### [WHAT YOU HAVE TO DO]
Your task is to copy each line that has the word "script".

### [AVAILABLE RECORDS]
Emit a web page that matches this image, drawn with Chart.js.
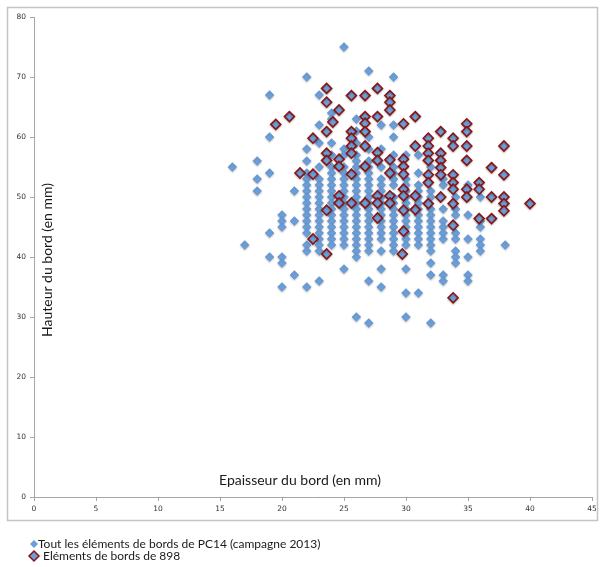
<!DOCTYPE html>
<html>
<head>
<meta charset="utf-8">
<script src="https://cdn.jsdelivr.net/npm/chart.js@4/dist/chart.umd.min.js"></script>
<style>
  html, body { margin: 0; padding: 0; background: #fff; }
  #chart { display: block; }
</style>
</head>
<body>
<canvas id="chart" width="603" height="567"></canvas>
<script>
// tick values
const xTicks = [0, 5, 10, 15, 20, 25, 30, 35, 40, 45];
const yTicks = [0, 10, 20, 30, 40, 50, 60, 70, 80];

// series labels
const seriesNames = [
  'Tout les éléments de bords de PC14 (campagne 2013)',
  'Eléments de bords de 898'
];

// PC14 : [epaisseur, hauteur]
const pc14 = [
  [16, 55], [17, 42],
  [18, 56], [18, 53], [18, 51],
  [19, 67], [19, 60], [19, 54], [19, 44], [19, 40],
  [20, 47], [20, 46], [20, 45], [20, 40], [20, 39], [20, 35],
  [21, 51], [21, 46], [21, 37],
  [22, 70], [22, 58], [22, 56], [22, 54], [22, 53], [22, 52], [22, 51], [22, 50], [22, 49],
  [22, 48], [22, 47], [22, 46], [22, 45], [22, 44], [22, 42], [22, 41], [22, 35],
  [23, 67], [23, 62], [23, 59], [23, 55], [23, 53], [23, 52], [23, 51], [23, 50], [23, 49],
  [23, 48], [23, 47], [23, 46], [23, 45], [23, 44], [23, 43], [23, 42], [23, 41], [23, 36],
  [24, 64], [24, 63], [24, 59], [24, 57], [24, 55], [24, 54], [24, 53], [24, 52], [24, 51],
  [24, 50], [24, 49], [24, 48], [24, 47], [24, 46], [24, 45], [24, 44], [24, 43], [24, 42],
  [25, 75], [25, 58], [25, 57], [25, 55], [25, 54], [25, 53], [25, 52], [25, 51], [25, 50],
  [25, 49], [25, 48], [25, 47], [25, 46], [25, 45], [25, 44], [25, 43], [25, 42], [25, 38],
  [26, 63], [26, 61], [26, 59], [26, 57], [26, 56], [26, 55], [26, 54], [26, 53], [26, 52],
  [26, 51], [26, 50], [26, 49], [26, 48], [26, 47], [26, 46], [26, 45], [26, 44], [26, 43],
  [26, 42], [26, 41], [26, 40], [26, 30],
  [27, 71], [27, 60], [27, 58], [27, 56], [27, 55], [27, 54], [27, 53], [27, 52], [27, 51],
  [27, 50], [27, 49], [27, 48], [27, 47], [27, 46], [27, 45], [27, 44], [27, 43], [27, 42],
  [27, 41], [27, 36], [27, 29],
  [28, 62], [28, 58], [28, 55], [28, 53], [28, 52], [28, 51], [28, 50], [28, 49], [28, 48],
  [28, 47], [28, 46], [28, 45], [28, 44], [28, 43], [28, 41], [28, 38], [28, 35],
  [29, 70], [29, 62], [29, 60], [29, 57], [29, 55], [29, 54], [29, 53], [29, 52], [29, 50],
  [29, 49], [29, 48], [29, 47], [29, 46], [29, 45], [29, 44], [29, 43], [29, 42], [29, 41],
  [30, 57], [30, 53], [30, 52], [30, 51], [30, 50], [30, 49], [30, 48], [30, 47], [30, 46],
  [30, 45], [30, 44], [30, 43], [30, 42], [30, 38], [30, 34], [30, 30],
  [31, 57], [31, 54], [31, 52], [31, 51], [31, 50], [31, 49], [31, 48], [31, 47], [31, 46],
  [31, 45], [31, 44], [31, 43], [31, 42], [31, 34],
  [32, 55], [32, 51], [32, 50], [32, 48], [32, 47], [32, 46], [32, 45], [32, 44], [32, 43],
  [32, 42], [32, 41], [32, 39], [32, 37], [32, 29],
  [33, 53], [33, 52], [33, 48], [33, 46], [33, 45], [33, 44], [33, 43], [33, 37], [33, 36],
  [34, 50], [34, 48], [34, 47], [34, 44], [34, 43], [34, 41], [34, 40], [34, 39],
  [35, 52], [35, 50], [35, 47], [35, 43], [35, 40], [35, 37], [35, 36],
  [36, 50], [36, 46], [36, 45], [36, 43], [36, 42], [36, 41],
  [38, 42]
];

// 898 : [epaisseur, hauteur]
const pc898 = [
  [19.5, 62.1], [20.6, 63.4],
  [21.45, 54],
  [22.5, 59.8], [22.5, 53.8], [22.5, 43],
  [23.6, 68.1], [23.6, 65.8], [23.6, 60.9], [23.6, 57.3], [23.6, 56.1], [23.6, 47.8], [23.6, 40.5],
  [24.1, 62.5], [24.6, 64.5], [24.6, 56.3], [24.6, 55.1], [24.6, 50.2], [24.6, 49],
  [25.6, 66.9], [25.6, 60.9], [25.6, 59.8], [25.6, 58.5], [25.6, 57.3], [25.6, 53.8], [25.6, 49],
  [26.7, 66.9], [26.7, 63.4], [26.7, 62.3], [26.7, 60.9], [26.7, 58.5], [26.7, 55.1], [26.7, 49],
  [27.7, 68.1], [27.7, 63.4], [27.7, 57.4], [27.7, 56.1], [27.7, 50.2], [27.7, 49], [27.7, 46.5],
  [28.7, 66.9], [28.7, 65.8], [28.7, 64.5], [28.7, 56.2], [28.7, 54], [28.7, 50.2], [28.7, 49],
  [29.8, 62.2], [29.8, 56.3], [29.8, 55.1], [29.8, 53.8], [29.8, 51.3], [29.8, 50.2], [29.8, 47.8],
  [29.8, 44.3], [29.7, 40.5],
  [30.75, 63.4], [30.75, 58.5], [30.75, 50.2], [30.75, 47.9],
  [31.8, 59.8], [31.8, 58.5], [31.8, 57.3], [31.8, 56.1], [31.8, 53.7], [31.8, 52.4], [31.8, 48.9],
  [32.8, 60.9], [32.8, 57.3], [32.8, 56.1], [32.8, 54.9], [32.8, 53.7], [32.8, 50],
  [33.8, 59.8], [33.8, 58.5], [33.8, 53.7], [33.8, 52.4], [33.8, 51.3], [33.8, 48.9], [33.8, 45.3],
  [33.8, 33.2],
  [34.9, 62.2], [34.9, 60.9], [34.9, 58.5], [34.9, 56.1], [34.9, 51.3], [34.9, 50],
  [35.9, 52.4], [35.9, 51.3], [35.9, 46.4],
  [36.9, 54.9], [36.9, 50], [36.9, 46.4],
  [37.9, 58.5], [37.9, 53.7], [37.9, 50], [37.9, 48.9], [37.9, 47.7],
  [40, 48.9]
];

const blueFill = '#6c9fd9';
const redEdge = '#8a1414';
const axisGrey = '#a6a6a6';

// grey frame around the plot
const framePlugin = {
  id: 'frame',
  beforeDraw(chart) {
    const { ctx } = chart;
    ctx.save();
    ctx.fillStyle = '#fff';
    ctx.fillRect(0, 0, chart.width, chart.height);
    ctx.strokeStyle = '#c4c4c4';
    ctx.lineWidth = 1.5;
    ctx.strokeRect(7.5, 7.5, 590, 513);
    ctx.restore();
  },
  beforeDatasetsDraw(chart) {
    const { ctx } = chart;
    ctx.save();
    ctx.shadowColor = 'rgba(0,0,0,0.25)';
    ctx.shadowBlur = 2;
    ctx.shadowOffsetY = 1;
  },
  afterDatasetsDraw(chart) {
    chart.ctx.restore();
  }
};

// axis titles inside the plot, and the legend under the frame
const textPlugin = {
  id: 'texts',
  afterDraw(chart) {
    const { ctx } = chart;
    ctx.save();
    ctx.fillStyle = '#1a1a1a';
    ctx.font = '14px Lato';
    ctx.textAlign = 'center';
    ctx.textBaseline = 'middle';
    ctx.fillText('Epaisseur du bord (en mm)', 300, 480);

    ctx.translate(47, 260);
    ctx.rotate(-Math.PI / 2);
    ctx.fillText('Hauteur du bord (en mm)', 0, 0);
    ctx.restore();

    // legend
    ctx.save();
    ctx.font = '12px Lato';
    ctx.textAlign = 'left';
    ctx.textBaseline = 'middle';
    ctx.fillStyle = '#1a1a1a';

    // blue marker
    ctx.beginPath();
    ctx.moveTo(34, 540); ctx.lineTo(38, 544); ctx.lineTo(34, 548); ctx.lineTo(30, 544);
    ctx.closePath();
    ctx.fillStyle = blueFill;
    ctx.fill();
    ctx.fillStyle = '#1a1a1a';
    ctx.fillText(seriesNames[0], 38, 544);

    // red-edged marker
    ctx.beginPath();
    ctx.moveTo(34, 551); ctx.lineTo(39, 556); ctx.lineTo(34, 561); ctx.lineTo(29, 556);
    ctx.closePath();
    ctx.fillStyle = blueFill;
    ctx.fill();
    ctx.strokeStyle = redEdge;
    ctx.lineWidth = 1.5;
    ctx.stroke();
    ctx.fillStyle = '#1a1a1a';
    ctx.fillText(seriesNames[1], 43, 556);
    ctx.restore();
  }
};

const ctx = document.getElementById('chart');

new Chart(ctx, {
  type: 'scatter',
  data: {
    datasets: [
      {
        label: seriesNames[0],
        data: pc14.map(p => ({ x: p[0], y: p[1] })),
        pointStyle: 'rectRot',
        pointRadius: 4.4,
        pointHoverRadius: 4.4,
        backgroundColor: blueFill,
        borderColor: '#5a8fcf',
        borderWidth: 0.5,
        order: 2
      },
      {
        label: seriesNames[1],
        data: pc898.map(p => ({ x: p[0], y: p[1] })),
        pointStyle: 'rectRot',
        pointRadius: 5,
        pointHoverRadius: 5,
        backgroundColor: blueFill,
        borderColor: redEdge,
        borderWidth: 1.6,
        order: 1
      }
    ]
  },
  options: {
    responsive: false,
    animation: false,
    events: [],
    layout: { padding: { left: 0, top: 17, right: 11, bottom: 0 } },
    plugins: {
      legend: { display: false },
      tooltip: { enabled: false }
    },
    scales: {
      x: {
        type: 'linear',
        min: 0,
        max: 45,
        afterFit(scale) { scale.height = 70; },
        afterBuildTicks(scale) { scale.ticks = xTicks.map(v => ({ value: v })); },
        grid: { drawOnChartArea: false, drawTicks: true, tickLength: 4, color: axisGrey },
        border: { color: axisGrey, width: 1 },
        ticks: {
          padding: 4,
          color: '#333',
          font: { family: 'DejaVu Sans', size: 7.5 }
        }
      },
      y: {
        type: 'linear',
        min: 0,
        max: 80,
        afterFit(scale) { scale.width = 34; },
        afterBuildTicks(scale) { scale.ticks = yTicks.map(v => ({ value: v })); },
        grid: { drawOnChartArea: false, drawTicks: true, tickLength: 4, color: axisGrey },
        border: { color: axisGrey, width: 1 },
        ticks: {
          padding: 4,
          color: '#333',
          font: { family: 'DejaVu Sans', size: 7.5 }
        }
      }
    }
  },
  plugins: [framePlugin, textPlugin]
});
</script>
</body>
</html>
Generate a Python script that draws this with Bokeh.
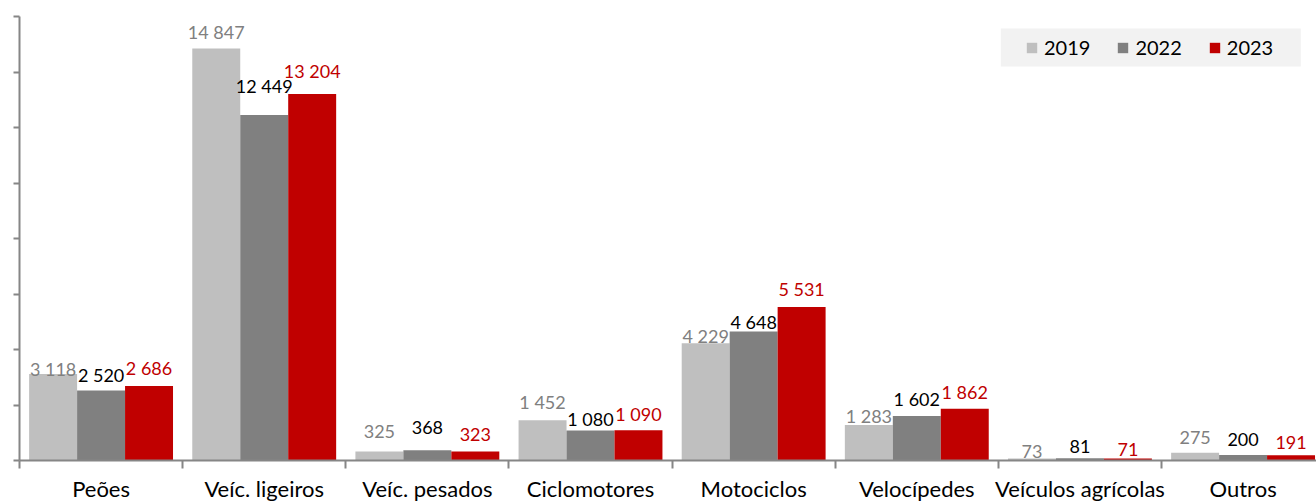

### [SOLUTION TO THE PROBLEM]
<script src="https://cdn.jsdelivr.net/npm/chart.js@4/dist/chart.umd.min.js"></script>
<script>
</script>
Generate a Python script that draws this with Bokeh.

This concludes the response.